One phrase from the interview resonated deeply with me as they talked about bridging divides in worldview. The phrase is an antidote to the general lamenting that is either dominating the news or triggered by the news (in any form). That phrase is: “…and still…”. It is a poetic line, probably used in many poems, but I see its usefulness in daily life. First of all, in my own daily life, as in “My position at my longtime employer has been terminated…and still…there is work for me to be done.”  And then there are the bombs in Afghanistan, exploding regularly, and still, there are activists and there is good work being done, and people shop and go to the market and celebrate whatever blessings come their way. 

It is a useful sentence to spin people’s attention away from all the dark and evil and hopelessness that the media present us with, or maybe the dynamics in our family, our team, our organization…and still, something has life in it, people have, something is trying to alter things, people are, trying to bring the world back into balance in a million small ways.

A related idea, coined by Arendt, is  the“talking across banisters.” I had an encounter where I could have, but did not, talk across the bannister. It is an experience that keeps haunting me. I had all my buttons pressed by this other person (of course I was the one carrying all those buttons that beckoned ‘push me, push me!)  I lost my good self in a defense/attack routine that I am still ashamed off. I have come to realize since then that I let the limbic part of the brain take control away from my reasonable self (the prefrontal cortex). I went into that  the part that decides in milliseconds that the other is friend or foe, and, as scripted over many millennia, entered into a useless verbal fight. Ughh…and still…

First assignment

I completed the first part of my first consulting assignment, two days in Chapel Hill (NC) with more trips to follow. It was a fast paced schedule that required an early rise like the old commuting days, followed by a flight to Raleigh/Durham, a full day of work, transcribing notes in the evening after a boring dinner in a boring restaurant of a boring hotel. Welcome to consulting, I hear Axel say.
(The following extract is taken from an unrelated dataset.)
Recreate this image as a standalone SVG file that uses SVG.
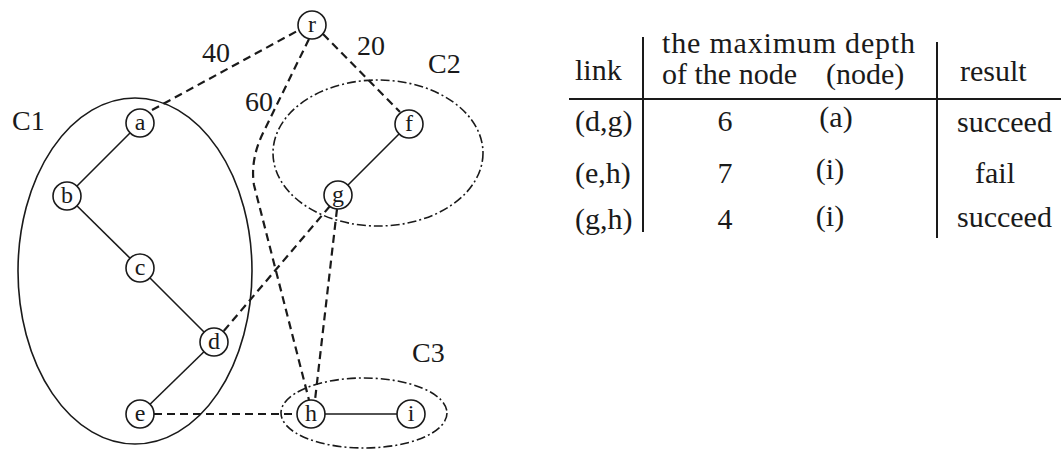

But it was an interesting assignment that is right up my alley – a discovery trip to get at people’s perceptions of what is happening and what needs to happen as an organizational transformation unfolds. I get to draw on all my training  and relationships that have led me to this place and this assignment at this time. 

One person I interviewed I had last seen when I came in for a debriefing at USAID in Burkina Faso, more than two and a half decades ago. Others were more recent (ex) colleagues from MSH. 

We are all twirling around in one big pot – when fortunes are up in one part of this ecosystem people drift over there, away from the less fortunate elements but the balance tilts and people drift elsewhere again, or back – I am sure that is MSH’s hope as new projects are added to the portfolio and more hands are needed on deck.

I interviewed some people who had done the rounds and served with many of the key actors in the global health space. Having worked for s long with one organization it was interesting, and not surprising, how much we have all in common and how much we are all struggling with some of the same issues, including our over dependence on the US government. Although stable as governments go, it is always influenced by the prevailing political winds. The current winds are not blowing in the same direction as the global health priorities the rest of the world deems important. May be, in some paradoxical way, I a both a casualty and a beneficiary of this circumstance.